(Aim)
Exactly retype the lines from the one containing "Clone this chart in matplotlib." through the one containing "platforms = np.arange(3, 26)"; both ends count, pictures do not.

** START OF Supplied material **

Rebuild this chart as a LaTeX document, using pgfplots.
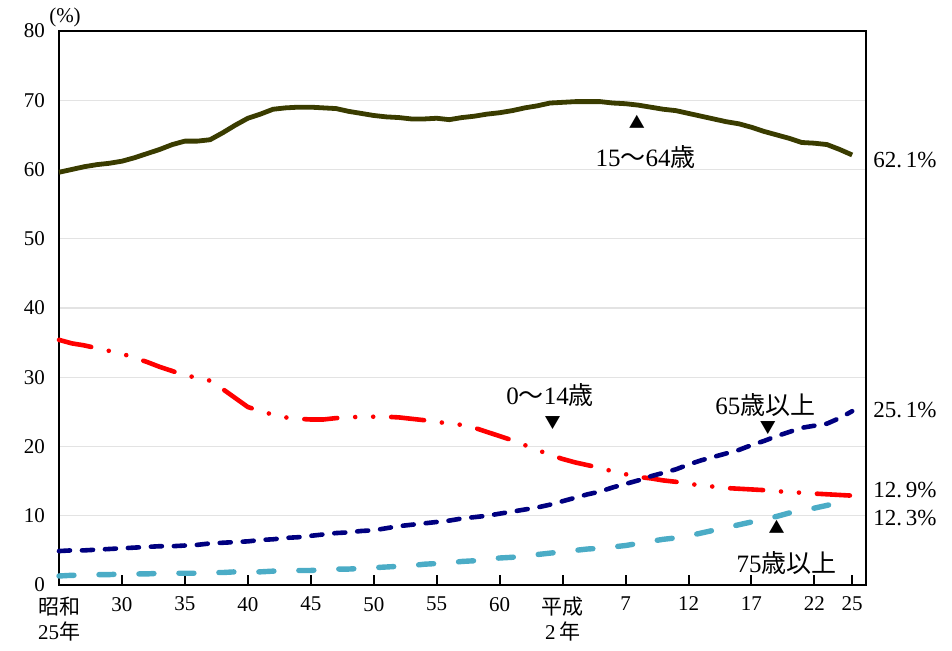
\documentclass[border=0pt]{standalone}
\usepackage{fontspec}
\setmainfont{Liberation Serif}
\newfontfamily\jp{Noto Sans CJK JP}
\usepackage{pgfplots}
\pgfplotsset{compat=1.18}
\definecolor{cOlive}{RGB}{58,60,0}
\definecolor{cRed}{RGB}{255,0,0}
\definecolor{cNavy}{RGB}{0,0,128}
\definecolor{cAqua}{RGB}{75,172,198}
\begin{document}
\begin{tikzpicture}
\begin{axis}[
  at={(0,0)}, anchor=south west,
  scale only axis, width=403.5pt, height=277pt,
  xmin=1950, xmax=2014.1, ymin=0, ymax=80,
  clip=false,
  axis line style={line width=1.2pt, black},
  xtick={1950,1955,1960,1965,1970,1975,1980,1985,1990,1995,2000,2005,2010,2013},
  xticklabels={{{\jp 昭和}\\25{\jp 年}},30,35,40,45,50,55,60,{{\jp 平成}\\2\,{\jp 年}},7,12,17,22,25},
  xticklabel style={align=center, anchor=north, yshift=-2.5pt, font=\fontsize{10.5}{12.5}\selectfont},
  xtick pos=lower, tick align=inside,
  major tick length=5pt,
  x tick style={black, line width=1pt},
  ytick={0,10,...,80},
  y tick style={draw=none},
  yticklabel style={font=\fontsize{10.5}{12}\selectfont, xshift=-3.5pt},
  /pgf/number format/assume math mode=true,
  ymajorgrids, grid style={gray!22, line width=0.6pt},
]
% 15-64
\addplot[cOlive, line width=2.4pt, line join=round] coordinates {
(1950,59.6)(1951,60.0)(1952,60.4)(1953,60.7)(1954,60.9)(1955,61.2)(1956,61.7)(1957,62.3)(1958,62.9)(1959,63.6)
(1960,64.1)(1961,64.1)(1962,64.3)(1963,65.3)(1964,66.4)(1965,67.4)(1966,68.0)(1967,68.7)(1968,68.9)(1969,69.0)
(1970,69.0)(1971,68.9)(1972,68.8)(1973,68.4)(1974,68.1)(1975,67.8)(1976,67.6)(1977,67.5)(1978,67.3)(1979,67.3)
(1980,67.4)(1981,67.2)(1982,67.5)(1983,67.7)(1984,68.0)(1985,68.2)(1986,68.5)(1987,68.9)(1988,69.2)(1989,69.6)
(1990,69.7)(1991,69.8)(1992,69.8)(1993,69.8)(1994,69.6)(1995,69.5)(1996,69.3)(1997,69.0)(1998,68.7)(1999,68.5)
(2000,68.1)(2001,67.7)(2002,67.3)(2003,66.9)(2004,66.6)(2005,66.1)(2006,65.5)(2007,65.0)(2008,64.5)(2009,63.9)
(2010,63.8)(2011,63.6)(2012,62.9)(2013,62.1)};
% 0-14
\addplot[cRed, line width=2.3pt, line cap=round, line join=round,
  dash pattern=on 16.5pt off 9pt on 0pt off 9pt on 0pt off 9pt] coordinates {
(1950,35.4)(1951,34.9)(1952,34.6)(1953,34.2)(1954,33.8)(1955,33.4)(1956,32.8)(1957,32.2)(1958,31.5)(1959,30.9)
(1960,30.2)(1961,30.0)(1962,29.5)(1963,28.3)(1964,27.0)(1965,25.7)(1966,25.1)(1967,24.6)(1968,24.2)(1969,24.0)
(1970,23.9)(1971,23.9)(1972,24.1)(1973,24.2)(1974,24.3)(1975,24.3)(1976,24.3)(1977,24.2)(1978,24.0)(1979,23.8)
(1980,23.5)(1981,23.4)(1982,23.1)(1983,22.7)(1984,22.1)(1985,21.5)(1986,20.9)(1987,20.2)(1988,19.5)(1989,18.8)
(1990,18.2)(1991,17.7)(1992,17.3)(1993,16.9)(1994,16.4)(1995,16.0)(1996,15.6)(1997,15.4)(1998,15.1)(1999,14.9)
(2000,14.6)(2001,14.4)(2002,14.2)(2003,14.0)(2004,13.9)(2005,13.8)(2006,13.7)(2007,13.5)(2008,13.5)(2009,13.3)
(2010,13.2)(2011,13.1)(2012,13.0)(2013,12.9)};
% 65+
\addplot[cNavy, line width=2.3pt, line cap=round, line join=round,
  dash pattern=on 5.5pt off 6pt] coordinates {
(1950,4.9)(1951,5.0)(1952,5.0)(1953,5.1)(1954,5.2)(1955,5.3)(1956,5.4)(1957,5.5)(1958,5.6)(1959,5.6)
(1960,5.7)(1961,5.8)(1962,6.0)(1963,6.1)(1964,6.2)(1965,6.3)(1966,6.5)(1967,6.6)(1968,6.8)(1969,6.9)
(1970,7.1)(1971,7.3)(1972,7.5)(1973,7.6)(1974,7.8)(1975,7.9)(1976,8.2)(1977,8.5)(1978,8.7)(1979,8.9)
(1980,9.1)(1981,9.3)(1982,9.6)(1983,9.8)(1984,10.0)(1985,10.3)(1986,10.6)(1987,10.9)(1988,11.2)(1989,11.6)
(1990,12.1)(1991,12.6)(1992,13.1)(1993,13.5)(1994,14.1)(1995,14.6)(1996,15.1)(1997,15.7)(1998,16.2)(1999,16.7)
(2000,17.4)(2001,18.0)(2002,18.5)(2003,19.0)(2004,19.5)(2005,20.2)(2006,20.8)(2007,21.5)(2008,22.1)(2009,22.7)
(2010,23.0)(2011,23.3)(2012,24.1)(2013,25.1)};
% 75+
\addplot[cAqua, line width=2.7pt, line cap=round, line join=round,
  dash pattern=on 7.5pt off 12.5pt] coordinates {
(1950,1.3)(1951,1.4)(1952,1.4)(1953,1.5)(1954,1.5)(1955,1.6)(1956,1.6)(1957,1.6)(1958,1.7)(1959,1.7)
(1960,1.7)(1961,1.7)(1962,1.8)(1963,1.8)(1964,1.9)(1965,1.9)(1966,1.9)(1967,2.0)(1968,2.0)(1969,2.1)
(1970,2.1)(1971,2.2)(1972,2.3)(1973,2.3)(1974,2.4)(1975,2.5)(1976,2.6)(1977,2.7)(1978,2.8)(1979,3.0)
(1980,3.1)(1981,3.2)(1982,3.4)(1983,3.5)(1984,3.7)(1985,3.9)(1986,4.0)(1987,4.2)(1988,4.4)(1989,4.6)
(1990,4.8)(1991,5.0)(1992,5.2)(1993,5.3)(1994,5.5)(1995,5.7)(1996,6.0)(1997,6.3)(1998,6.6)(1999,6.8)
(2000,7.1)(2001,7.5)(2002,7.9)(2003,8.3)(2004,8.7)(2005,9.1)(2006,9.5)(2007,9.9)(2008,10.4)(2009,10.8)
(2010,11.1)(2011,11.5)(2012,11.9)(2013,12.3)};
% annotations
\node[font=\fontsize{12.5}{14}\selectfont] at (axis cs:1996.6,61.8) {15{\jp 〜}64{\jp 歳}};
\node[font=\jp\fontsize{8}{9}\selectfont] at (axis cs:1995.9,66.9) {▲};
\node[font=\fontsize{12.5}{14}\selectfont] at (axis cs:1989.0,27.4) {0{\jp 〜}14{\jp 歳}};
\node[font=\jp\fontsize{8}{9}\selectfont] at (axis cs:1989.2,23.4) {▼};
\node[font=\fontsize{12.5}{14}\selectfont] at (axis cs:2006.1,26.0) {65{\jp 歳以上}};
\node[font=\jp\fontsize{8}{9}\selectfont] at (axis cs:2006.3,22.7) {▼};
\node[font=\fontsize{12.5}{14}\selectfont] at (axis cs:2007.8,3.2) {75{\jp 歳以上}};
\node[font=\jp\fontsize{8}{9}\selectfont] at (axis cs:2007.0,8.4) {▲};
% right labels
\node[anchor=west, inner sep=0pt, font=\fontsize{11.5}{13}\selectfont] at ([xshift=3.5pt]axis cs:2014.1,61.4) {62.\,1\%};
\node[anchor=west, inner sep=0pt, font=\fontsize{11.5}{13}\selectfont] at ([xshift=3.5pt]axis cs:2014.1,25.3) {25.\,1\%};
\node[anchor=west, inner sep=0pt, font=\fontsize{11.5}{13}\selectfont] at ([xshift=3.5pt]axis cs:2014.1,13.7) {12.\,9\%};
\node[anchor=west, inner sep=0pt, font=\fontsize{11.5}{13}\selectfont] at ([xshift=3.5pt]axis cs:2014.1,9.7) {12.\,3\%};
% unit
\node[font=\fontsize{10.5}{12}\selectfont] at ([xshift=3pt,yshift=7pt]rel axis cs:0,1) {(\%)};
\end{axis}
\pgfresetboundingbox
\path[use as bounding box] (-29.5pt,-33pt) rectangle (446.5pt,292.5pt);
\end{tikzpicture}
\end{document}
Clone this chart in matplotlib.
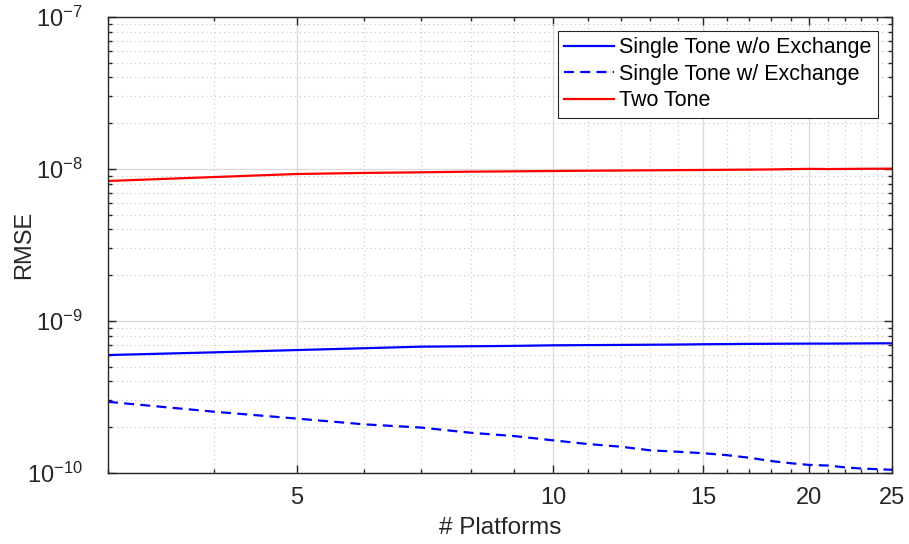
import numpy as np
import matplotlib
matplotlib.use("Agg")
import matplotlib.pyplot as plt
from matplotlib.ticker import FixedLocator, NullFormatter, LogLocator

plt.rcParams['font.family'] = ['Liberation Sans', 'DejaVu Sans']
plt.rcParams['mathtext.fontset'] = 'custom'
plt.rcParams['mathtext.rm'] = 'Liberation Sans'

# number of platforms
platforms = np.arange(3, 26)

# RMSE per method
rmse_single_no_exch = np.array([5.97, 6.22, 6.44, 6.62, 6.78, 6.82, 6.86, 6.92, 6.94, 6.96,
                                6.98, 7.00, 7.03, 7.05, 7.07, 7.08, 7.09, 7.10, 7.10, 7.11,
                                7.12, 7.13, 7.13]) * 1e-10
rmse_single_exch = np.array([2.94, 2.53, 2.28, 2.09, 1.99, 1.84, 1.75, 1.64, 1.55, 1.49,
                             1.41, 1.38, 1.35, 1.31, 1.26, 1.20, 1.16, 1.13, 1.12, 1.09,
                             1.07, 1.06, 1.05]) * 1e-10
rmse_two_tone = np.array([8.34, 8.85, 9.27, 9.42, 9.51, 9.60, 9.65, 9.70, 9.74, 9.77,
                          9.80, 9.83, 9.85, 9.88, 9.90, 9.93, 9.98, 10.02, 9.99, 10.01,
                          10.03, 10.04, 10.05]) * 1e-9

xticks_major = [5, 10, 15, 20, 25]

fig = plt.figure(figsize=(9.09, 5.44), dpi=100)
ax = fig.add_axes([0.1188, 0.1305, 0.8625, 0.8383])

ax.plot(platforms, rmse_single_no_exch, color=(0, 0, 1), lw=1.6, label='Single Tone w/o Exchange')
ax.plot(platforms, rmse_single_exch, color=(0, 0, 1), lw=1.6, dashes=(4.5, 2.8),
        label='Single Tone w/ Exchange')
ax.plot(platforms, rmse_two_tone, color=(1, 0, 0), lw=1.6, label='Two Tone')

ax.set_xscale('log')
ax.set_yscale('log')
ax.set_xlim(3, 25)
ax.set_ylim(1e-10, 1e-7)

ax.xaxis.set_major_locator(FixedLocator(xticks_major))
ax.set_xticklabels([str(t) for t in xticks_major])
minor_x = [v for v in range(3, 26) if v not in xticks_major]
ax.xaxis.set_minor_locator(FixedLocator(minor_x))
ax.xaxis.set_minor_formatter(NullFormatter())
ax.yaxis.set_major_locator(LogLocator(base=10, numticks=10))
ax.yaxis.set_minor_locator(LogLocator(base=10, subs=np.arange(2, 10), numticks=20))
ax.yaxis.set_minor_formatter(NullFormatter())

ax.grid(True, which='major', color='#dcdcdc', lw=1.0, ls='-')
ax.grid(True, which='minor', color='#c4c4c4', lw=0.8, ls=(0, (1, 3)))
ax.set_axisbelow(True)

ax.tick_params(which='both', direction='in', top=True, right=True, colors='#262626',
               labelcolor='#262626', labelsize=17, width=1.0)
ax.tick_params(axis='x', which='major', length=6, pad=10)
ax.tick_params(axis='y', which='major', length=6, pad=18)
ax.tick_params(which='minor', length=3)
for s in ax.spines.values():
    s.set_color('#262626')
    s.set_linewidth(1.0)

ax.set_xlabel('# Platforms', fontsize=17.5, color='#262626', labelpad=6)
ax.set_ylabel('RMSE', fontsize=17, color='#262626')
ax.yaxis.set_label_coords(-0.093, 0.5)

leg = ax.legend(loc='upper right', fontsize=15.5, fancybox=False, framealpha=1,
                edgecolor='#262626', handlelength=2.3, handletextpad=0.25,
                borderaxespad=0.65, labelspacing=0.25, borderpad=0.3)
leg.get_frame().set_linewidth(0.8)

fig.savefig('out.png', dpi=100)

** END OF Supplied material **

(Task solution)
Clone this chart in matplotlib.
import numpy as np
import matplotlib
matplotlib.use("Agg")
import matplotlib.pyplot as plt
from matplotlib.ticker import FixedLocator, NullFormatter, LogLocator

plt.rcParams['font.family'] = ['Liberation Sans', 'DejaVu Sans']
plt.rcParams['mathtext.fontset'] = 'custom'
plt.rcParams['mathtext.rm'] = 'Liberation Sans'

# number of platforms
platforms = np.arange(3, 26)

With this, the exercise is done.